Hal ini bisa menimbulkan bahaya ketika nanti misal akan membatasi impor barang A karena menurut data produksi kementerian B pasokannya cukup. Padahal, di lapangan justru minim pasokannya.
"Jangan sampai nanti benar-benar kurang pasokan, apalagi barang konsumsi utama masyarakat," terangnya.
Tak ketinggalan, pemerintah juga harus memastikan kemampuan industri untuk mengisi pasokan pengganti (subtitusi). Lalu, masih berhubungan dengan industri, pemerintah juga harus memastikan komoditas yang dibatasi impor bukanlah bahan baku.

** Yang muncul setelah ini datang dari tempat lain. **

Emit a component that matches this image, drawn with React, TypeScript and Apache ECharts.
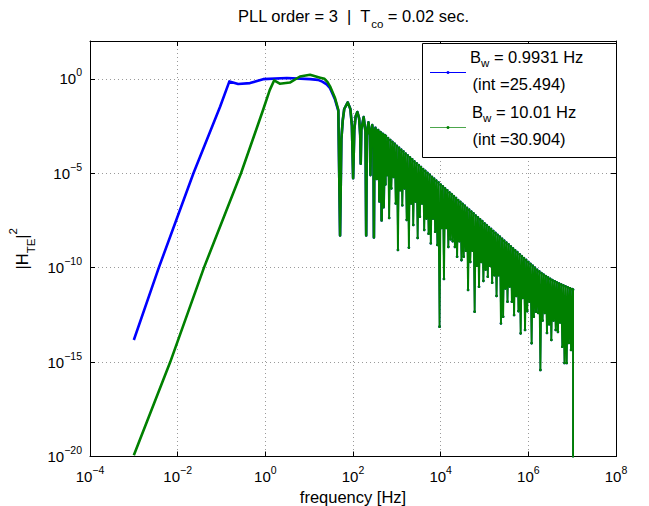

"Karena industri manufaktur Indonesia itu sebagian besar masih mengandalkan bahan baku impor. Kalau kekurangan, takutnya kontraproduksi dengan industri," katanya.
Selain masalah kekhawatiran dan kepastian pasokan, Heri melihat sejatinya ada manfaat lain yang bisa didapat Indonesia dari kebijakan ini, yaitu memaksa roda industri dalam negeri untuk lebih kencang berputar.
"Ini memacu mereka agar bisa, apalagi pasarnya ada, lebih longgar. Ini jadi kesempatan," imbuhnya.
Lalu, kebijakan ini juga akan memaksa pemerintah untuk prioritas mengundang investor yang berorientasi produk bernilai tambah untuk datang ke Indonesia. Misalnya, untuk industri handphone, agar tidak melulu impor dari luar negeri.